Slapped
Into Submission
By Sunita Narain
Business
Standard
10 December, 2003
A
few weeks ago, the doctor working with the victims of pesticide poisoning
in Keralas plantation districts was served a legal notice from
pesticide company giants. His
crime: writing a letter to the fortnightly magazine, Down To Earth,
on the recent moves of a government committee to exonerate the use of
endosulfan, a pesticide that has been indicted for causing reproductive,
congenital and neurological disorders in these areas.
Interestingly, the
committee, which cleared the pesticide, dismissed the findings of the
Indian Council of Medical Research (ICMR) institute on the health impacts,
saying it lacked scientific credibility.
The same results,
published last week in Environmental Health Perspectives an established
peer-reviewed scientific publication in the US conclude that
the toxicity of the pesticide has led to changes in sexual maturity
and sex hormone synthesis of children exposed to endosulfan, which the
scientists found in the blood of these young victims.
But for the government
committee there was no evidence to prove toxicity because
of the spraying of the pesticide in the cashew plantations in their
vicinity. The bizarre explanation for the crippling diseases in the
village was the indiscriminate use of the pesticide by people to poison
fish in the stream.
The suffering victims
are to blame, concludes this committee, headed by agricultural scientist,
O P Dubey. But suggest collusion between industry and the committees
findings, and you will be threatened or sued, as the doctor found out.
This is a distinct
and predictable pattern of corporate response to public concerns. The
two cola giants responded to the study on pesticides in their soft drinks
in a similar manner.
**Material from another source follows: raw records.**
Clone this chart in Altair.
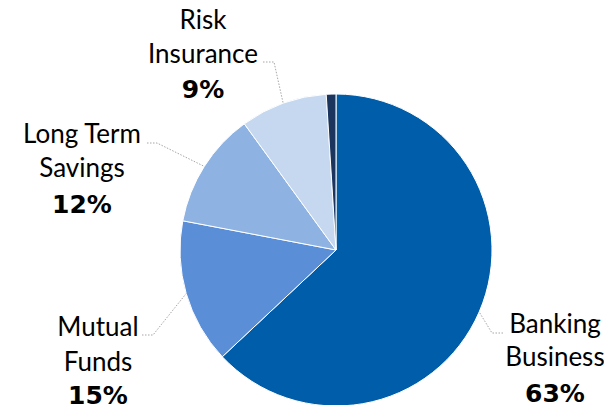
import math
import altair as alt
import pandas as pd

# ---- data ----
categories = ["Banking Business", "Mutual Funds", "Long Term Savings", "Risk Insurance", "Other"]
shares = [63, 15, 12, 9, 1]
name_lines = [["Banking", "Business"], ["Mutual", "Funds"], ["Long Term", "Savings"], ["Risk", "Insurance"], []]
pct_labels = ["63%", "15%", "12%", "9%", ""]
colors = ["#005DAA", "#5A8ED6", "#8EB3E2", "#C6D8EF", "#1C355E"]

# ---- layout (page pixel coordinates, converted to chart coordinates below) ----
OFF = 8  # page margin
W, H = 596, 397
CX, CY, R = 336, 250, 156
NAME_FONT = "Lato"
PCT_FONT = "DejaVu Sans"
# label anchor: centre x, baselines of the three lines; leader: start and elbow points
label_layout = {
    "Banking Business": dict(x=555, ys=[333, 366, 402], lead=[(503, 333), (492, 333)]),
    "Mutual Funds": dict(x=98, ys=[336, 371, 404], lead=[(142, 335), (153, 335)]),
    "Long Term Savings": dict(x=82, ys=[143, 177, 213], lead=[(147, 143), (157, 143)]),
    "Risk Insurance": dict(x=203, ys=[29, 63, 98], lead=[(263, 62), (274, 62)]),
}

# ---- tables ----
pie = pd.DataFrame({"category": categories, "share": shares, "idx": list(range(len(categories)))})

total = sum(shares)
name_rows, pct_rows, lead_rows = [], [], []
cum = 0
for cat, s, lines, pct in zip(categories, shares, name_lines, pct_labels):
    mid = (cum + s / 2) / total * 2 * math.pi
    cum += s
    if cat not in label_layout:
        continue
    L = label_layout[cat]
    for t, yy in zip(lines, L["ys"]):
        name_rows.append({"text": t, "x": L["x"] - OFF, "y": yy - OFF})
    pct_rows.append({"text": pct, "x": L["x"] - OFF, "y": L["ys"][len(lines)] - OFF})
    pts = L["lead"] + [(CX + R * math.sin(mid), CY - R * math.cos(mid))]
    for j, (px, py) in enumerate(pts):
        lead_rows.append({"cat": cat, "o": j, "x": px - OFF, "y": py - OFF})

names = pd.DataFrame(name_rows)
pcts = pd.DataFrame(pct_rows)
leads = pd.DataFrame(lead_rows)

arcs = alt.Chart(pie).mark_arc(outerRadius=R, stroke="white", strokeWidth=1).encode(
    theta=alt.Theta("share:Q", stack=True),
    order=alt.Order("idx:Q"),
    color=alt.Color("category:N", scale=alt.Scale(domain=categories, range=colors), legend=None),
    x=alt.value(CX - OFF),
    y=alt.value(CY - OFF),
)

lead_lines = alt.Chart(leads).mark_line(color="#A6A6A6", strokeWidth=1, strokeDash=[1.5, 1.5]).encode(
    x=alt.X("x:Q", scale=None, axis=None),
    y=alt.Y("y:Q", scale=None, axis=None),
    detail="cat:N",
    order="o:Q",
)

name_text = alt.Chart(names).mark_text(
    font=NAME_FONT, fontSize=26, color="#000000", align="center", baseline="alphabetic"
).encode(
    x=alt.X("x:Q", scale=None, axis=None),
    y=alt.Y("y:Q", scale=None, axis=None),
    text="text:N",
)

pct_text = alt.Chart(pcts).mark_text(
    font=PCT_FONT, fontSize=25, fontWeight="bold", color="#000000", align="center", baseline="alphabetic"
).encode(
    x=alt.X("x:Q", scale=None, axis=None),
    y=alt.Y("y:Q", scale=None, axis=None),
    text="text:N",
)

chart = alt.layer(arcs, lead_lines, name_text, pct_text).properties(
    width=W, height=H, padding=0, autosize=alt.AutoSizeParams(type="none")
).configure_view(stroke=None)

chart.save("out.html", embed_options={"renderer": "svg", "actions": False})
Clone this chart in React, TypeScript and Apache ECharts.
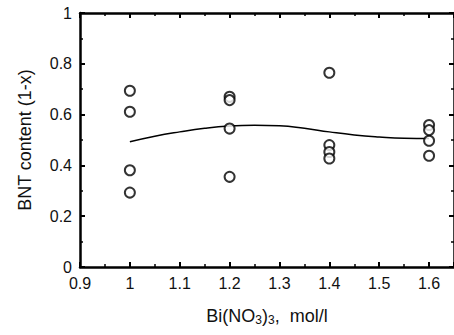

Hours after we, at the Centre for Science and Environment
(CSE), released our report, the two companies PepsiCo and Coca-Cola
convened a press conference to condemn the report and to question
the credibility of our testing laboratory.
They followed it
up with a public relations blitz. The strategy was simple: denigrate
the report, the institution and the individuals who work there. In the
process, the findings of the report will also be rubbished.
But what is new,
at least for India, is an emerging line of attack to question the right
of a non-governmental organisation to raise public issues. PepsiCo filed
a writ petition in the court, which said that CSE is a a non-governmental
organisation having no legal authority or recognition and therefore,
the report prepared by a private person does not have any sanctity
in law and could not have been binding upon any person, much less the
governmental authorities.
In its writ, Pepsi
asked for directions from the court to stop CSE from publishing statements
and to withdraw all such materials from circulation and from its website.
This is a tried
and tested strategy in the US. Such lawsuits, where the rights of individuals
or institutions to bring matters of public interest to the notice of
the public are questioned, are common there. Common enough to be given
a name: Strategic Lawsuits Against Public Participation, or SLAPP for
short.
A typical SLAPP
case in the US, would involve business operations suing individual citizens
or small non-profit groups because they have communicated their views
publicly or tried to influence government action.
SLAPPs amount to
silencing people into submission. They are not just intimidation
lawsuits. They question the rights of individuals and institutions
to speak out on a public issue, and to communicate their views to government
officials. These cases have been practised to become a fine art.
When TV show host,
Oprah Winfrey discussed the mad-cow disease on her show and said that
the fears of the disease just stopped me cold from eating another
burger, she was sued for defaming cattle. It took her four years
and over $ 1 million to be vindicated in court.
Similarly, when
a resident of Rhode Island, wrote a letter complaining about contamination
of local drinking water from a nearby landfill, she spent five years
defending herself against the company, which charged her with defamation
and interference with prospective business contracts.
Global industry
likes this strategy. It argues that the environmental movement is imposing
avoidable costs on the consumer. Therefore, it believes there is a need
for laws so that corporations can effectively sue, chastise and punish
their enemies.
What is clear is
that Indian industry is learning these terror tactics, and fast. It
worries me. Not because I believe they will succeed in terrorising public
concerns into submission but because it will do little to build the
necessary instruments to effectively manage industrial growth and its
toxic fallouts.
It is in industrys
interest to build a strong and, I repeat, effective system for monitoring
and regulating the environmental impacts of growth. This will require
democratic rights and institutions that can defend or advocate these
rights from courts to civil society institutions. An effective
system will require a strong, much stronger civil society and government
regulatory agencies armed with the best of science and capabilities
to be able to question, critique and advocate.
Industry-sponsored
government committees, fudged and manipulated environmental impact assessments
and emasculated laboratories may be easy to fix. But they wont
work for long. Industry leaders must recognise that their actions are
only helping to discredit the very institutions that they need to build.
Unfortunately industry
associations, the Confederation of Indian Industry or the Federation
of Indian Chambers of Commerce and Industry, believe that their public
relation glitz on environmental issues is working. They need to be told
their greenwash is not washing anymore.